Ind. Decisions - "Court of Appeals voids Indy recycling deal"

Brian Eason of the Indianapolis Star reports today on yesterday's Court of Appeals decision in Graphic Packaging Int'l, Inc.; Rock-Tenn Converting Co. and Cathy Weinmann v. City of Indianapolis and the City of Indianapolis Public Works (see ILB opinion summary here). Some quotes:

The Indiana Court of Appeals on Wednesday found that the city of Indianapolis violated competitive bidding laws when the Ballard administration awarded a long-term recycling contract to Covanta in 2014.

The 19-page decision reversed a lower court ruling and ordered the Marion Superior Court to void a deal that would have brought a $45 million commingled trash-recycling center to Indianapolis. * * *

Barring an appeal, the decision likely represents the final nail in the coffin for the disputed facility, which had long been opposed by environmentalists who disparagingly referred to it as "dirty recycling." Mayor Joe Hogsett had already announced a temporary suspension of the deal, which he said needed additional public review, even as the city continued to defend the contract's handling in court.

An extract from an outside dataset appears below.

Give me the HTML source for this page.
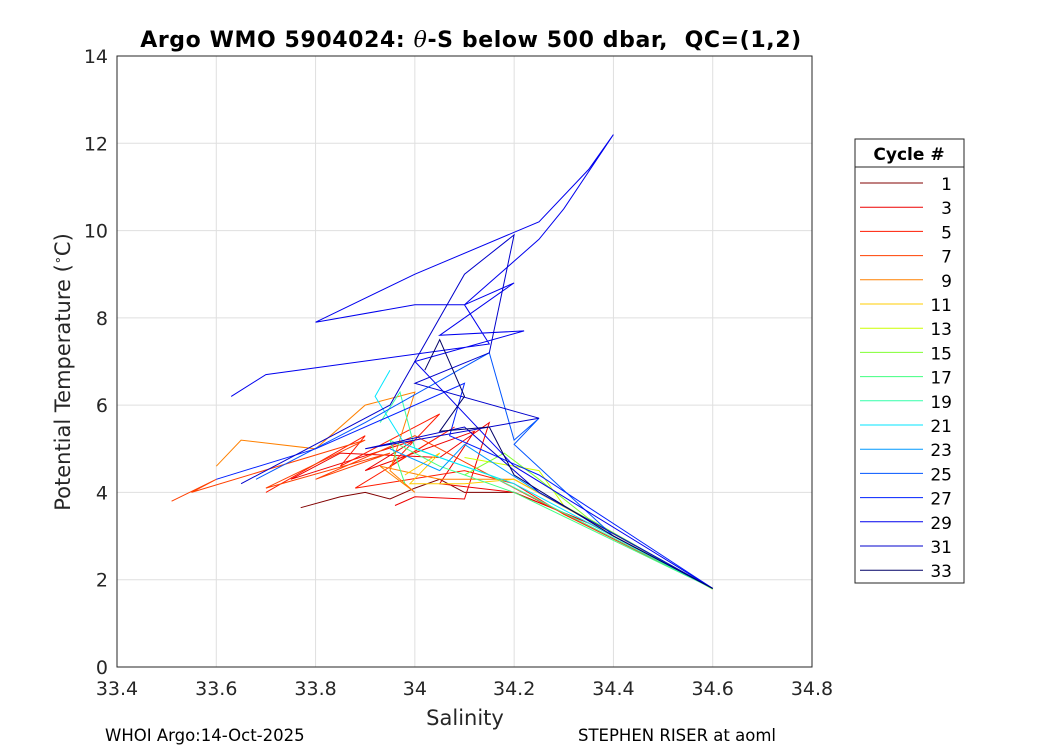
<!DOCTYPE html>
<html><head><meta charset="utf-8">
<style>
body{margin:0;background:#fff;}
svg{display:block;font-family:"DejaVu Sans","Liberation Sans",sans-serif;}
</style></head>
<body>
<svg id="chart" width="1050" height="750">
<rect width="1050" height="750" fill="#fff"/>
<g id="grid"></g>
<g id="lines"></g>
<rect x="117" y="56" width="695" height="611" fill="none" stroke="#262626" stroke-width="1"/>
<g id="ticks"></g>
<text x="471" y="47" text-anchor="middle" font-size="22" letter-spacing="0.6" font-weight="bold" xml:space="preserve" style="white-space:pre">Argo WMO 5904024: <tspan font-style="italic" font-weight="normal" font-family="DejaVu Serif, serif">θ</tspan>-S below 500 dbar,  QC=(1,2)</text>
<text x="465" y="725" text-anchor="middle" font-size="21" fill="#262626">Salinity</text>
<text transform="translate(70,372) rotate(-90)" text-anchor="middle" font-size="21" fill="#262626">Potential Temperature (<tspan dy="-8" font-size="13">∘</tspan><tspan dy="8">C)</tspan></text>
<text x="105" y="741" font-size="16.5">WHOI Argo:14-Oct-2025</text>
<text x="578" y="741" font-size="16.5">STEPHEN RISER at aoml</text>
<g id="legend">
<rect x="855" y="139" width="109" height="444" fill="#fff" stroke="#262626"/>
<line x1="855" y1="167" x2="964" y2="167" stroke="#262626"/>
<text x="909" y="160" text-anchor="middle" font-size="17" font-weight="bold">Cycle #</text>
</g>
</svg>
<script>
const cycles=[1,3,5,7,9,11,13,15,17,19,21,23,25,27,29,31,33];
const colors=["#800000","#ee0000","#ff1a00","#ff4000","#ff8000","#ffcc00","#ccff00","#80ff33","#40ff80","#33ffaa","#00e6ff","#0099ff","#0055ff","#0020ff","#0000ee","#0000cc","#000066"];
const xTicks=[33.4,33.6,33.8,34,34.2,34.4,34.6,34.8];
const xTickLabels=["33.4","33.6","33.8","34","34.2","34.4","34.6","34.8"];
const yTicks=[0,2,4,6,8,10,12,14];
const sal1=[33.77,33.85,33.9,33.95,34.0,34.05,34.1,34.2,34.35,34.6];
const tem1=[3.65,3.9,4.0,3.85,4.1,4.3,4.0,4.0,3.3,1.8];
const sal3=[33.96,34.0,34.1,34.15,34.05,33.85,33.75,34.0,33.9,34.12,34.05,34.2,34.35,34.6];
const tem3=[3.7,3.9,3.85,5.6,4.8,4.9,4.3,5.2,4.5,5.4,4.2,4.0,3.3,1.8];
const sal5=[33.7,33.9,33.85,34.05,33.95,34.08,33.88,34.1,34.2,34.3,34.6];
const tem5=[4.0,5.3,4.6,5.8,4.6,5.5,4.1,4.5,4.2,3.5,1.8];
const sal7=[33.51,33.6,33.55,33.9,33.7,33.95,33.8,34.0,34.1,34.25,34.6];
const tem7=[3.8,4.3,4.0,5.2,4.1,4.9,4.3,5.3,4.7,3.8,1.8];
const sal9=[33.6,33.65,33.8,33.9,34.0,33.95,34.0,33.93,34.05,34.2,34.6];
const tem9=[4.6,5.2,5.0,6.0,6.3,4.5,4.0,4.6,4.3,4.3,1.8];
const sal11=[33.98,34.05,33.99,34.1,34.2,34.6];
const tem11=[4.4,4.9,4.2,4.2,4.3,1.8];
const sal13=[34.1,34.25,34.3,34.6];
const tem13=[4.8,4.5,3.7,1.8];
const sal15=[34.1,34.18,34.25,34.35,34.6];
const tem15=[4.4,4.9,4.3,3.4,1.78];
const sal17=[33.98,33.95,34.05,34.2,34.6];
const tem17=[4.2,5.2,4.6,4.0,1.8];
const sal19=[33.93,33.97,34.0,34.15,34.6];
const tem19=[5.6,6.3,5.0,4.4,1.8];
const sal21=[33.95,33.92,33.98,34.05,34.2,34.6];
const tem21=[6.8,6.2,5.1,4.8,4.2,1.8];
const sal23=[33.95,34.05,34.1,34.25,34.6];
const tem23=[5.0,4.5,5.1,4.0,1.8];
const sal25=[33.68,33.9,34.15,34.2,34.25,34.2,34.4,34.6];
const tem25=[4.3,5.6,7.2,5.2,5.7,5.1,3.0,1.8];
const sal27=[33.6,33.8,34.1,34.07,34.25,34.6];
const tem27=[4.3,5.0,6.5,5.3,4.4,1.8];
const sal29=[33.63,33.7,34.15,34.1,34.0,33.8,34.0,34.25,34.35,34.4,34.3,34.25,34.1,34.2,34.05,34.22,34.0,34.2,34.6];
const tem29=[6.2,6.7,7.4,8.3,8.3,7.9,9.0,10.2,11.4,12.2,10.5,9.8,8.3,8.8,7.6,7.7,7.0,4.6,1.8];
const sal31=[33.65,33.95,34.1,34.2,34.15,34.0,34.25,33.9,34.1,34.25,34.6];
const tem31=[4.2,6.0,9.0,9.9,7.2,6.5,5.7,5.0,5.5,4.0,1.8];
const sal33=[34.02,34.05,34.1,34.05,34.15,34.2,34.4,34.6];
const tem33=[6.8,7.5,6.2,5.4,5.5,4.4,3.0,1.8];
const salS=[sal1,sal3,sal5,sal7,sal9,sal11,sal13,sal15,sal17,sal19,sal21,sal23,sal25,sal27,sal29,sal31,sal33];
const temS=[tem1,tem3,tem5,tem7,tem9,tem11,tem13,tem15,tem17,tem19,tem21,tem23,tem25,tem27,tem29,tem31,tem33];

const NS="http://www.w3.org/2000/svg";
const X0=117,X1=812,Y0=667,Y1=56;
function xs(s){return X0+(s-33.4)/(34.8-33.4)*(X1-X0);}
function ys(t){return Y0-(t-0)/(14-0)*(Y0-Y1);}
function mk(tag,attrs,parent){const e=document.createElementNS(NS,tag);for(const k in attrs)e.setAttribute(k,attrs[k]);parent.appendChild(e);return e;}
const grid=document.getElementById('grid'),ticks=document.getElementById('ticks'),lines=document.getElementById('lines'),legend=document.getElementById('legend');
xTicks.forEach((v,i)=>{
  const x=xs(v);
  const g=mk('line',{x1:x,x2:x,y1:Y1,y2:Y0,stroke:'#dfdfdf','stroke-width':1},grid);
  
  
  const t=mk('text',{x:x,y:Y0+28,'text-anchor':'middle','font-size':19,fill:'#262626'},ticks);
  t.textContent=xTickLabels[i];
  
  
});
yTicks.forEach(v=>{
  const y=ys(v);
  const g=mk('line',{x1:X0,x2:X1,y1:y,y2:y,stroke:'#dfdfdf','stroke-width':1},grid);
  
  
  const t=mk('text',{x:X0-9,y:y+7,'text-anchor':'end','font-size':19,fill:'#262626'},ticks);
  t.textContent=String(v);
  
  
});
salS.forEach((sa,i)=>{
  const pts=sa.map((s,j)=>xs(s).toFixed(1)+','+ys(temS[i][j]).toFixed(1)).join(' ');
  const p=mk('polyline',{points:pts,fill:'none',stroke:colors[i],'stroke-width':1},lines);
  
  
  const ly=183+i*24.2;
  const l=mk('line',{x1:860,x2:923,y1:ly,y2:ly,stroke:colors[i],'stroke-width':1},legend);
  
  
  const t=mk('text',{x:952,y:ly+7,'text-anchor':'end','font-size':17},legend);
  t.textContent=String(cycles[i]);
  
  
});
</script>
</body></html>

The decision was a stinging rebuke to Ballard's administration, which had long insisted the contract was legal.

The deal extended Covanta's existing contract to incinerate the city's trash, locking Indianapolis into a $112 million commitment through 2028. But the Court of Appeals found that the contract violated the state waste disposal statute on two fronts:

• The amendment had the effect of extending the contract beyond a 40-year maximum term set by law. The original deal was struck in 1985, but the city had argued that it didn't begin until 1989, when the trash facility was fully operational.

• It should have been publicly bid as a separate contract, rather than negotiated as an extension of an existing contract. The city had argued that the public bidding requirements set out in section 4 of the waste statute didn't apply, because it was an extension.

The court disagreed.

"When a contract goes well above and beyond the provision of services by requiring the construction of a massive facility, it walks and quacks like the proverbial section 4 duck we deem it to be," wrote Judge John Baker.

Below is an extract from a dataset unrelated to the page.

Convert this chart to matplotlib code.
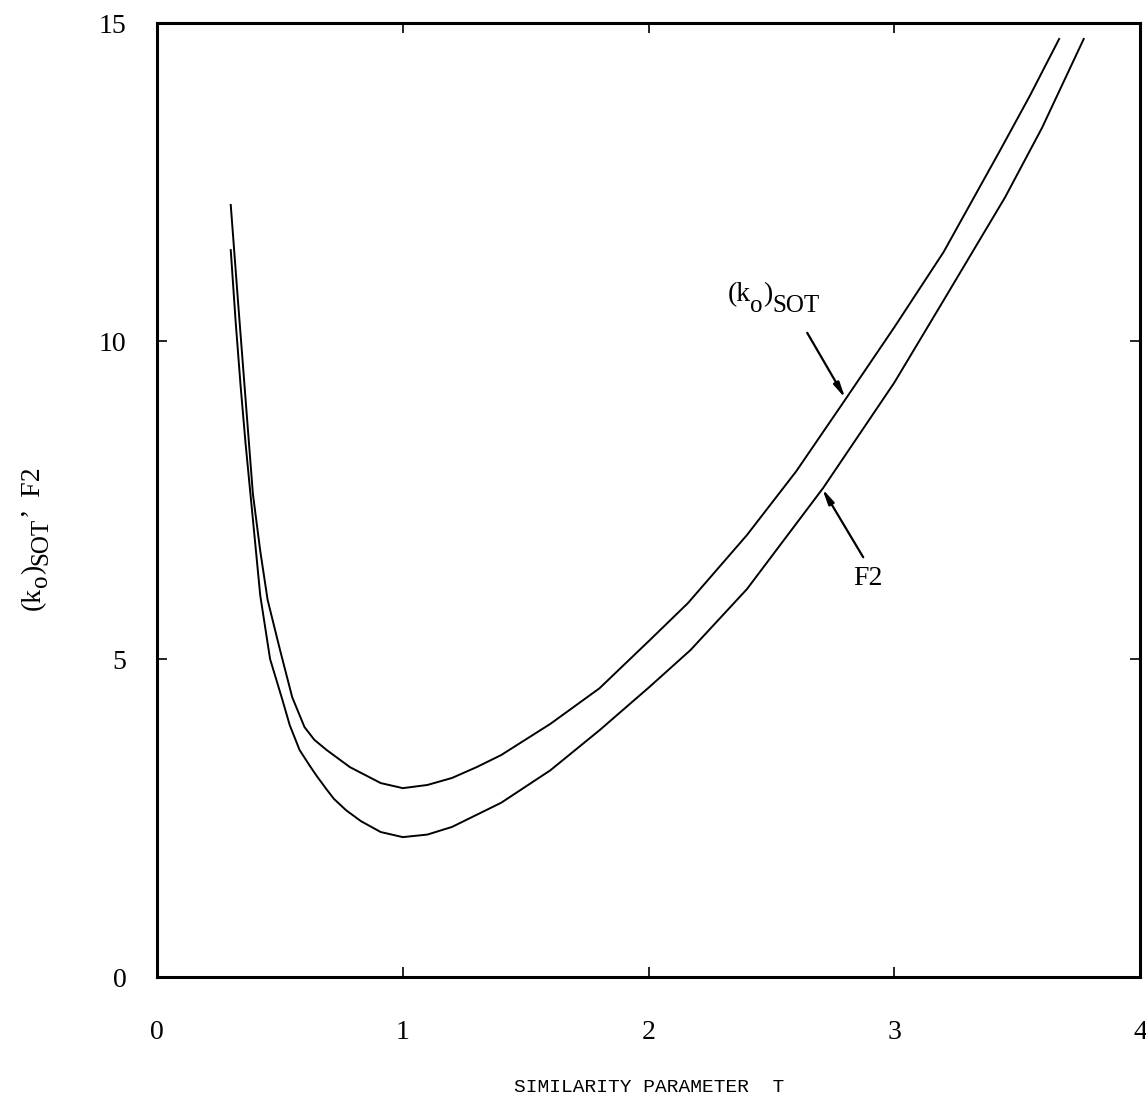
import matplotlib
matplotlib.use('Agg')
import matplotlib.pyplot as plt
from matplotlib.transforms import IdentityTransform

plt.rcParams['font.family'] = ['Liberation Serif', 'DejaVu Serif']
plt.rcParams['mathtext.default'] = 'regular'

# (k_o)_SOT curve
t_sot = [0.30, 0.33, 0.35, 0.37, 0.39, 0.42, 0.45, 0.50, 0.55, 0.60, 0.64, 0.69,
         0.785, 0.91, 1.00, 1.10, 1.20, 1.30, 1.40, 1.60, 1.80, 2.00, 2.16, 2.40,
         2.60, 2.80, 3.00, 3.20, 3.43, 3.55, 3.67]
k_sot = [12.14, 10.6, 9.6, 8.6, 7.6, 6.7, 5.93, 5.15, 4.4, 3.93, 3.73, 3.57,
         3.30, 3.05, 2.97, 3.02, 3.13, 3.30, 3.49, 3.98, 4.54, 5.28, 5.88, 6.95,
         7.95, 9.08, 10.22, 11.4, 13.0, 13.85, 14.75]

# F2 curve
t_f2 = [0.30, 0.32, 0.34, 0.36, 0.38, 0.42, 0.46, 0.51, 0.54, 0.58, 0.62, 0.65,
        0.69, 0.72, 0.77, 0.83, 0.91, 1.00, 1.10, 1.20, 1.40, 1.60, 1.80, 2.00,
        2.17, 2.40, 2.71, 3.00, 3.20, 3.45, 3.60, 3.77]
f2 = [11.43, 10.3, 9.3, 8.4, 7.6, 6.0, 5.0, 4.36, 3.96, 3.57, 3.33, 3.16,
      2.95, 2.80, 2.62, 2.45, 2.28, 2.20, 2.24, 2.36, 2.74, 3.25, 3.88, 4.55,
      5.14, 6.1, 7.69, 9.35, 10.64, 12.26, 13.35, 14.75]

x_ticks = [0, 1, 2, 3, 4]
y_ticks = [0, 5, 10, 15]

fig = plt.figure(figsize=(11.46, 11.08), dpi=100)
ax = fig.add_axes([0.137, 0.1182, 0.858, 0.861])
rend = fig.canvas.get_renderer()

ax.plot(t_sot, k_sot, color='black', lw=1.4)
ax.plot(t_f2, f2, color='black', lw=1.4)

ax.set_xlim(0, 4)
ax.set_ylim(0, 15)
ax.set_xticks(x_ticks)
ax.set_yticks(y_ticks)
ax.tick_params(direction='in', length=7, width=1.2, top=True, right=True,
               labelsize=20)
ax.tick_params(axis='x', pad=31)
ax.tick_params(axis='y', pad=22)
for s in ax.spines.values():
    s.set_linewidth(2.2)


def typed(x, y, pieces, rot=0):
    # typewriter style text: subscripts stay full size, just dropped
    for s, drop, size in pieces:
        if rot == 0:
            t = fig.text(x, y - drop, s, transform=IdentityTransform(),
                         fontsize=size, ha='left', va='baseline')
            x = t.get_window_extent(rend).x1
        else:
            t = fig.text(x + drop, y, s, transform=IdentityTransform(),
                         fontsize=size, rotation=90, rotation_mode='anchor',
                         ha='left', va='baseline')
            y = t.get_window_extent(rend).y1


# curve labels with pointer arrows
arrow = dict(arrowstyle='-|>,head_width=0.18,head_length=0.9',
             color='black', lw=1.6, shrinkA=0, shrinkB=0)
ax.annotate('', xy=(2.80, 9.10), xytext=(2.645, 10.13), arrowprops=arrow)
x0, y0 = ax.transData.transform((2.32, 10.63))
typed(x0, y0, [('(k', 0, 20), ('o', 11, 18), (')', 0, 20), ('SOT', 11, 18)])

ax.annotate('', xy=(2.706, 7.68), xytext=(2.873, 6.60), arrowprops=arrow)
ax.text(2.89, 6.26, 'F2', fontsize=20, ha='center', va='center')

# axis titles
ax.set_xlabel('SIMILARITY PARAMETER  T', fontsize=14,
              family=['Liberation Mono', 'DejaVu Sans Mono'])
ax.xaxis.set_label_coords(0.50, -0.107)
typed(40, 1108 - 610, [('(k', 0, 20), ('o', 7, 18), (')', 0, 20),
                       ('SOT', 7, 18), ('\u2019  F2', 0, 20)], rot=90)

fig.savefig('out.png', dpi=100, facecolor='white')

Recycling advocates, who had long opposed the commingled trash pickup, cheered the court's decision and said they hoped it would open the door to a more robust curbside recycling program. * * *

While the Hogsett administration had already signaled a willingness to walk away from the deal, it remained unclear how the administration would proceed on the legal matter. The city could still appeal the matter to the state Supreme Court, and it may have reason to do so. If the ruling that Indianapolis mishandled the contract stands, Covanta could have a legal claim against the city. Until agreeing to a contract suspension, the company was acquiring permits and had expected to begin construction later this year.